**TASK DESCRIPTION**
Leave out all pictures. Return exactly the lines from the top of the material through the line containing "ax = fig.add_axes([136".

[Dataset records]

BEGIN

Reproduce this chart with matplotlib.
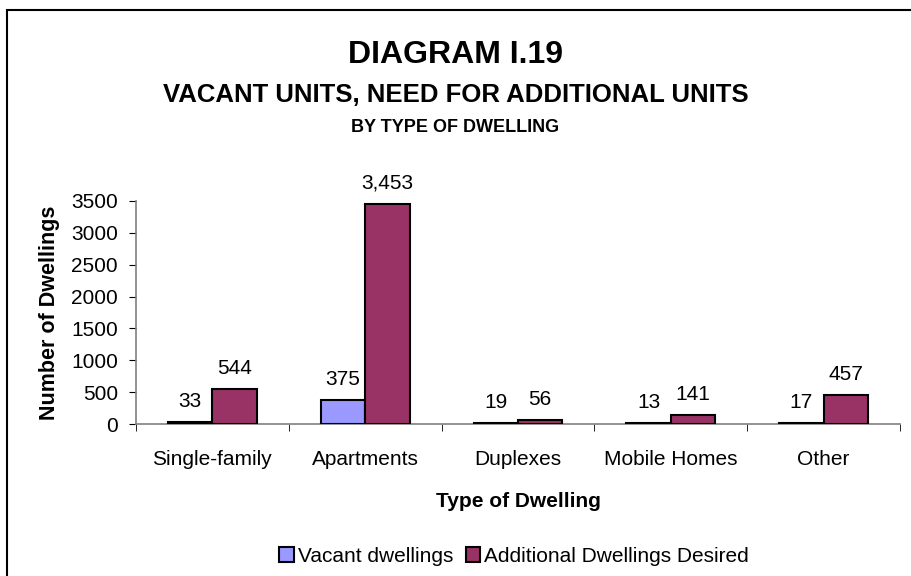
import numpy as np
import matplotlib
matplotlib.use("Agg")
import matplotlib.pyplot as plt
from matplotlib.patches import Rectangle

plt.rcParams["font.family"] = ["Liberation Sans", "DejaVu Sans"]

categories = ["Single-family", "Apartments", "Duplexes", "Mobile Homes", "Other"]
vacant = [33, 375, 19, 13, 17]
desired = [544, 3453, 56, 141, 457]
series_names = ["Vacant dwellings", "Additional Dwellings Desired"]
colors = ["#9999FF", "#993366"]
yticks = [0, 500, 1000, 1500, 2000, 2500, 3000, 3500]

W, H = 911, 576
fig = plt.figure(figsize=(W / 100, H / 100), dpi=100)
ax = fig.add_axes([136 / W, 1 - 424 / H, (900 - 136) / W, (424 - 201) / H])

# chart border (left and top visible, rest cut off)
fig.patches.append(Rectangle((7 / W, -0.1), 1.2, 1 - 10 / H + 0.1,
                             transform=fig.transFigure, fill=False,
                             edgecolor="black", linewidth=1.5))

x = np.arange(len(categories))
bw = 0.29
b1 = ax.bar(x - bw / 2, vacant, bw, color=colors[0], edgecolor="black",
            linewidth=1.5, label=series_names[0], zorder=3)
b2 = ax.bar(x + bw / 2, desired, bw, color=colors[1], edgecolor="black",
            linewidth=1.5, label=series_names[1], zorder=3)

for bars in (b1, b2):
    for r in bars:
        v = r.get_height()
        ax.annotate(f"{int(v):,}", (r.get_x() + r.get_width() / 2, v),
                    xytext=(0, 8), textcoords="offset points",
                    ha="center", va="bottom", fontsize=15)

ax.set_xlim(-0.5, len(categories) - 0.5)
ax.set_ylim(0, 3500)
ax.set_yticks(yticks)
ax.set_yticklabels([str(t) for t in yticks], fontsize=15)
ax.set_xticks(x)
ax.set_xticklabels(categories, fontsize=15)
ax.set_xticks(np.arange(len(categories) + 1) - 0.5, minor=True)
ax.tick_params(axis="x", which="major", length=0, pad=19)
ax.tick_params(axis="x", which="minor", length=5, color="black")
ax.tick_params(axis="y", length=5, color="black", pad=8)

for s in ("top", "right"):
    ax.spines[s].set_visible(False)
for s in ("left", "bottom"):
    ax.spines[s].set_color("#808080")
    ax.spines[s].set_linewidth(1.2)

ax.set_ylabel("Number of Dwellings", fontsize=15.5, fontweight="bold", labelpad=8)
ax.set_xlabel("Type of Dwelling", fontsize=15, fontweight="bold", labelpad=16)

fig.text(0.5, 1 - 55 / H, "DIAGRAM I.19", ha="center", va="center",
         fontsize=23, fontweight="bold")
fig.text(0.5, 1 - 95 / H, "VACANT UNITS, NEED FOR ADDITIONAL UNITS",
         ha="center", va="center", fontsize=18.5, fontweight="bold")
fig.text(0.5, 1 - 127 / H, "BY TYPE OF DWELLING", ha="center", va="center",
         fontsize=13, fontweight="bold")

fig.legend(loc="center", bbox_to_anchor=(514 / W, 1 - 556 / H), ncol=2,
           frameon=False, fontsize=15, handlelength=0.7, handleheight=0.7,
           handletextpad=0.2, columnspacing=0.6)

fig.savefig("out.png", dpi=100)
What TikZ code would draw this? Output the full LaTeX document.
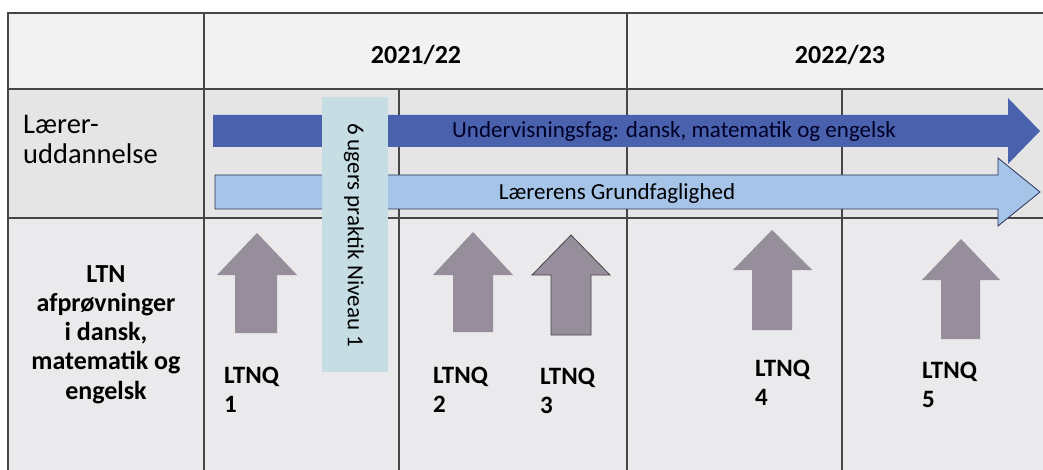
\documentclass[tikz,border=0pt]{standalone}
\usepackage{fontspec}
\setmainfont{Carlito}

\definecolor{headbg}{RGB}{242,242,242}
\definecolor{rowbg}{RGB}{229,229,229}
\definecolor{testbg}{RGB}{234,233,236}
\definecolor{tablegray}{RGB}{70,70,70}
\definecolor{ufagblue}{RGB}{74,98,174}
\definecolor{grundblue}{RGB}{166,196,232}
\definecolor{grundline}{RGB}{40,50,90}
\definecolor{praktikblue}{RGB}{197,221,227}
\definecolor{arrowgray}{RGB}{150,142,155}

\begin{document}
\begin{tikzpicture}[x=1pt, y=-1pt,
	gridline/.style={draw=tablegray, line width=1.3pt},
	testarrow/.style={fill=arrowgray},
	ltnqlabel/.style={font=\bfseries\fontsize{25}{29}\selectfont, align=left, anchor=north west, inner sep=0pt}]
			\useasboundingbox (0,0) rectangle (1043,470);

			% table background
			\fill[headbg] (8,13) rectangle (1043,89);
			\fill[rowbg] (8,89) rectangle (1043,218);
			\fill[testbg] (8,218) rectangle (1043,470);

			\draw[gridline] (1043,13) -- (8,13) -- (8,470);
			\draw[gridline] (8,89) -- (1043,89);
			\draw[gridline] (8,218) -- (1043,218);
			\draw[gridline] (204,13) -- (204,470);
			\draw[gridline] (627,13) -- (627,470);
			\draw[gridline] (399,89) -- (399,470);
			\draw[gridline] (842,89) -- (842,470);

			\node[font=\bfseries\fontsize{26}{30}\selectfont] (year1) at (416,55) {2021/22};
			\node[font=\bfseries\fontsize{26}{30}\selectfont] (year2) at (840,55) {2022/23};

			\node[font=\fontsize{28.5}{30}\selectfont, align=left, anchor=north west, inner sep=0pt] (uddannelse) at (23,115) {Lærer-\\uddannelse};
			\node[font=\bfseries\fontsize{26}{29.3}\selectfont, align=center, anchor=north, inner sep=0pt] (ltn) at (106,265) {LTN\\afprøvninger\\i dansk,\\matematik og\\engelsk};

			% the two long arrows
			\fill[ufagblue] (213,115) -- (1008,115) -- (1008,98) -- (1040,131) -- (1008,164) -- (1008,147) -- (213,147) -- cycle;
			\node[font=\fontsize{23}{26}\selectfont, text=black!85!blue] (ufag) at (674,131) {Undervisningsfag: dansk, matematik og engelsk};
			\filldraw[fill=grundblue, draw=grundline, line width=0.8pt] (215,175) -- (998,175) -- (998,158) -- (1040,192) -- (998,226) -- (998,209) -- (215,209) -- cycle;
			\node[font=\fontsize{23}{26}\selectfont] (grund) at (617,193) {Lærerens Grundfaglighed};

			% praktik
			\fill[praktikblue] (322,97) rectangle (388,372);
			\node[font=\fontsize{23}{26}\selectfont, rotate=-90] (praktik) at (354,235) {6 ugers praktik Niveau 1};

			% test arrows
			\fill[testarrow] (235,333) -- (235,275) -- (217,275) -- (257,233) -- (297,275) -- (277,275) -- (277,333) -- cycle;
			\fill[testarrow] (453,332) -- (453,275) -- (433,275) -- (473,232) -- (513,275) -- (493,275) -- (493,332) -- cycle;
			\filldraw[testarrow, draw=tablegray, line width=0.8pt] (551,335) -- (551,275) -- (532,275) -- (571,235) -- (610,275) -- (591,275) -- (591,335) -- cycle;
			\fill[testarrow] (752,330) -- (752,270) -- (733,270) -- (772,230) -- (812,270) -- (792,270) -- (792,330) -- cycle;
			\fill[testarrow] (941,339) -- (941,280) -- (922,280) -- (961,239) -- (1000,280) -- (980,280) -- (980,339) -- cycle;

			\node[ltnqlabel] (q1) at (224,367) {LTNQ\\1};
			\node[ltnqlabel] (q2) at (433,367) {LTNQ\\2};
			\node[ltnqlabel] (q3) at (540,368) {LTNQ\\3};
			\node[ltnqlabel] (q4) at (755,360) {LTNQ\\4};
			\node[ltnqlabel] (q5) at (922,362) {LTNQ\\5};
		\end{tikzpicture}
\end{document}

END

**RESPONSE**
Reproduce this chart with matplotlib.
import numpy as np
import matplotlib
matplotlib.use("Agg")
import matplotlib.pyplot as plt
from matplotlib.patches import Rectangle

plt.rcParams["font.family"] = ["Liberation Sans", "DejaVu Sans"]

categories = ["Single-family", "Apartments", "Duplexes", "Mobile Homes", "Other"]
vacant = [33, 375, 19, 13, 17]
desired = [544, 3453, 56, 141, 457]
series_names = ["Vacant dwellings", "Additional Dwellings Desired"]
colors = ["#9999FF", "#993366"]
yticks = [0, 500, 1000, 1500, 2000, 2500, 3000, 3500]

W, H = 911, 576
fig = plt.figure(figsize=(W / 100, H / 100), dpi=100)
ax = fig.add_axes([136 / W, 1 - 424 / H, (900 - 136) / W, (424 - 201) / H])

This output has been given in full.